The i7s do have better PCI express speed support, and I was concerned about this too, until I did some reading. It turns out that graphics cards are far less dependent upon PCI express bandwidth than you might think. With a P55 board running the most GPUs you can ever utilise together, four, that's 16x divided by four, so 4x to each GPU. As it turns out, that only causes a 5% performance drop, even if all of those GPUs are HD5870s, or indeed, GTX480s! Thus, it's a complete non-issue. Even for Quad crossfire, LGA1156 is fine.
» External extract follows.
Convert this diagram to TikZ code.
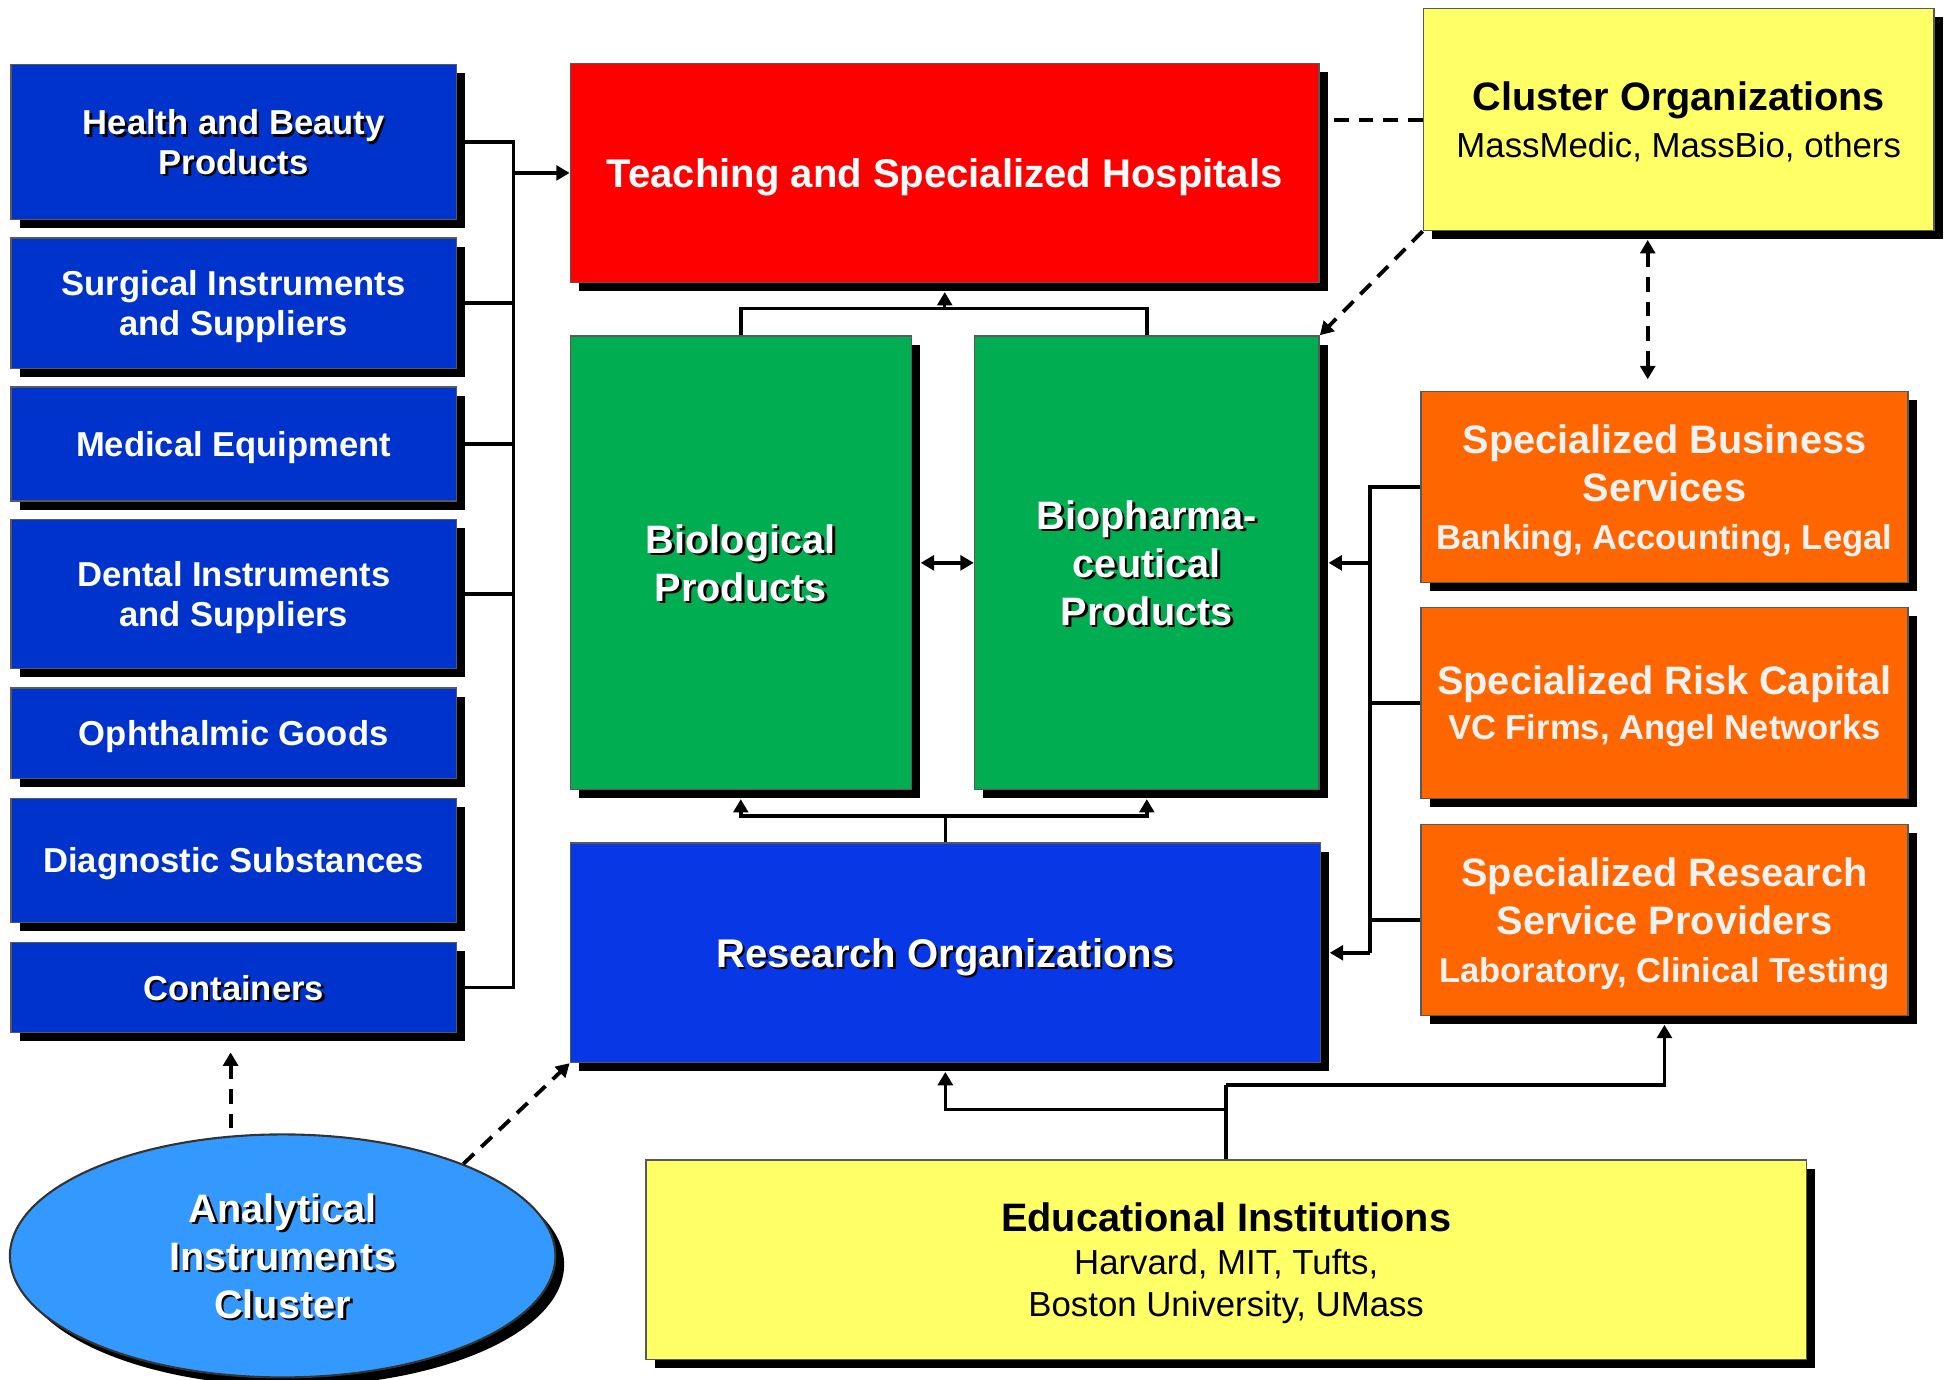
\documentclass[tikz,border=0pt]{standalone}
\usepackage{fontspec}
\setmainfont{Liberation Sans}
\usetikzlibrary{shadows,arrows.meta,calc,shapes.geometric}
\newcommand\pxu{0.0124cm}
\newcommand\shtx[1]{\leavevmode\rlap{\kern0.7pt\raisebox{-0.7pt}{\color{black}#1}}#1}
\newcommand\lfont{\fontsize{9.85}{11.3}\selectfont\bfseries}
\newcommand\bfnt{\fontsize{11.3}{13.6}\selectfont\bfseries}
\newcommand\sfnt{\fontsize{9.85}{12}\selectfont\bfseries}
\newcommand\rfnt{\fontsize{9.9}{12}\selectfont\mdseries}
\definecolor{lblue}{HTML}{0033CC}
\definecolor{rblue}{HTML}{0838E6}
\definecolor{hred}{HTML}{FF0000}
\definecolor{pgreen}{HTML}{00AD50}
\definecolor{pyellow}{HTML}{FFFF66}
\definecolor{porange}{HTML}{FF6600}
\definecolor{pell}{HTML}{3399FF}
\definecolor{otext}{HTML}{F2F2F2}
\begin{document}
\begin{tikzpicture}[x=0.0124cm,y=-0.0124cm,
  dshadow/.style={drop shadow={shadow xshift=0.087cm,shadow yshift=-0.087cm,opacity=1,fill=black}},
  bx/.style 2 args={rectangle,draw=black!65,line width=0.4pt,minimum width=#1*\pxu,minimum height=#2*\pxu,inner sep=0pt,align=center,text depth=0pt,dshadow},
  lbox/.style={fill=lblue,text=white,font=\lfont},
  conn/.style={line width=1pt,draw=black},
  arr/.style={conn,-{Triangle[length=3.8pt,width=4.2pt]}},
  arrb/.style={conn,{Triangle[length=3.8pt,width=4.2pt]}-{Triangle[length=3.8pt,width=4.2pt]}},
  dsh/.style={line width=1.1pt,draw=black,dash pattern=on 4.2pt off 2.8pt},
  dsharr/.style={dsh,-{Triangle[length=3.8pt,width=4.2pt]}},
  dsharrb/.style={dsh,{Triangle[length=3.8pt,width=4.2pt]}-{Triangle[length=3.8pt,width=4.2pt]}},
  shsh/.style={shorten >=0.087cm}
]
\useasboundingbox[fill=white] (0,0) rectangle (1568,1113);

% left column
\node[bx={359}{125},lbox] (hb) at (188.5,114.5) {\shtx{Health and Beauty}\\\shtx{Products}};
\node[bx={359}{105},lbox] (si) at (188.5,244.5) {Surgical Instruments\\and Suppliers};
\node[bx={359}{92},lbox] (me) at (188.5,358) {Medical Equipment};
\node[bx={359}{120},lbox] (di) at (188.5,479) {Dental Instruments\\and Suppliers};
\node[bx={359}{73},lbox] (og) at (188.5,591.5) {Ophthalmic Goods};
\node[bx={359}{100},lbox] (ds) at (188.5,694) {Diagnostic Substances};
\node[bx={359}{73},lbox] (co) at (188.5,796.5) {\shtx{Containers}};

% centre
\node[bx={604}{177},fill=hred,text=white,font=\fontsize{11.4}{13}\selectfont\bfseries] (red) at (762,139.5) {Teaching and Specialized Hospitals};
\node[bx={275}{366},fill=pgreen,text=white,font=\bfnt] (gl) at (597.5,454) {\shtx{Biological}\\\shtx{Products}};
\node[bx={278}{366},fill=pgreen,text=white,font=\bfnt] (gr) at (925,454) {\shtx{Biopharma-}\\\shtx{ceutical}\\\shtx{Products}};
\node[bx={605}{177},fill=rblue,text=white,font=\fontsize{11.4}{13.6}\selectfont\bfseries] (ro) at (762.5,768.5) {\shtx{Research Organizations}};

% right
\node[bx={412}{179},fill=pyellow,text=black,font=\fontsize{11.3}{13.2}\selectfont] (cl) at (1354,96.5) {\bfseries Cluster Organizations\\\rfnt MassMedic, MassBio, others};
\node[bx={393}{154},fill=porange,text=otext,font=\bfnt] (o1) at (1342.5,393) {Specialized Business\\Services\\\sfnt Banking, Accounting, Legal};
\node[bx={393}{154},fill=porange,text=otext,font=\fontsize{11.3}{12.8}\selectfont\bfseries] (o2) at (1342.5,567) {Specialized Risk Capital\\\sfnt VC Firms, Angel Networks};
\node[bx={393}{154},fill=porange,text=otext,font=\bfnt] (o3) at (1342.5,742) {Specialized Research\\Service Providers\\\sfnt Laboratory, Clinical Testing};

% bottom
\node[bx={936}{161},fill=pyellow,text=black,font=\fontsize{11.3}{12.1}\selectfont] (ed) at (989,1016) {\bfseries Educational Institutions\\\rfnt Harvard, MIT, Tufts,\\\rfnt Boston University, UMass};
\node[ellipse,draw=black!80,line width=0.6pt,fill=pell,minimum width=440*\pxu,minimum height=196*\pxu,inner sep=0pt,align=center,text depth=0pt,dshadow,text=white,font=\bfnt] (el) at (228,1013) {\shtx{Analytical}\\\shtx{Instruments}\\\shtx{Cluster}};

% left bus
\coordinate (bus) at (414,0);
\draw[conn] (hb.east) -| (co.east -| bus) -- (co.east);
\draw[conn] (si.east) -- (si.east -| bus);
\draw[conn] (me.east) -- (me.east -| bus);
\draw[conn] (di.east) -- (di.east -| bus);
\draw[arr] (red.west -| bus) -- (red.west);

% green to red
\coordinate (jt) at (762,249);
\draw[conn] (gl.north) |- (jt) -| (gr.north);
\draw[arr,shsh] (jt) -- (jt |- red.south);

% research to greens
\coordinate (jb) at (762.5,658);
\draw[conn] (ro.north) -- (jb);
\draw[arr,shsh] (jb) -| (gl.south);
\draw[arr,shsh] (jb) -| (gr.south);
\draw[arrb,shorten <=0.087cm] (gl.east) -- (gr.west);

% right bus
\coordinate (rbus) at (1105,0);
\draw[conn] (o1.west) -| (ro.east -| rbus);
\draw[conn] (o2.west) -- (o2.west -| rbus);
\draw[conn] (o3.west) -- (o3.west -| rbus);
\draw[arr,shsh] (ro.east -| rbus) -- (ro.east);
\draw[arr,shsh] (gr.east -| rbus) -- (gr.east);

% educational connections
\coordinate (e1) at (989,895);
\coordinate (e2) at (989,875);
\draw[conn] (ed.north) -- (e2);
\draw[arr,shsh] (e1) -| (ro.south);
\draw[arr,shsh] (e2) -| (o3.south);

% dashed
\draw[dsh,shorten >=0.087cm] (cl.west) -- (cl.west -| red.east);
\draw[dsharr] (cl.south west) -- (gr.north east);
\coordinate (vx) at (1329,0);
\draw[dsharrb,shorten <=0.087cm,shorten >=0.118cm] (cl.south -| vx) -- (o1.north -| vx);
\coordinate (ex) at (186,0);
\draw[dsharr,shorten <=0.05cm,shorten >=0.19cm] (el.north -| ex) -- (co.south -| ex);
\draw[dsharr] (el.27) -- (ro.south west);
\end{tikzpicture}
\end{document}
Yeah, it isn't a big difference, but it is detectable...and I would assume it will become a bigger issue in the near future. The main thing that you get from those extra PCI-E channels is the extra x4 and x8 slots...and most people don't use those slots anyway...if you do have a use for them, you probably would never consider 1156 to begin with.
It's not detectable, especially not for two GPUs. Remember I run four off a 16x system, and I can't tell any loss in graphics performance from my Q9550 system which was X48, performance has in fact gone up due to the faster CPU. The tests show a 5% loss at 4x and a 2% loss at 8x, and this goes for both the HD5870 and GTX480. I don't expect this fact to change until the next generation at the very least, hopefully by which time PCI Express 3 won't be far away.
IF the test show any losses, then it is detectable...that is what "Detectable" means! :-} Still, even if there was a 10% performance drop, the I5 platform would still be a better "Bang for the Buck" in a gaming PC...and that is what the I5 is all about...a better value per dollar, for fewer dollars
It's not detectable to a user playing a game, was my point I always considered the i5 better value for most systems but was surprised to find just how adept it is at even the most powerful graphics systems.
It is somewhat surprising; I don't think Intel intended the i5 to be used in gaming machines with 4 GPUs. The i5 can't be a top-of-the-line gaming platform...but it can get close.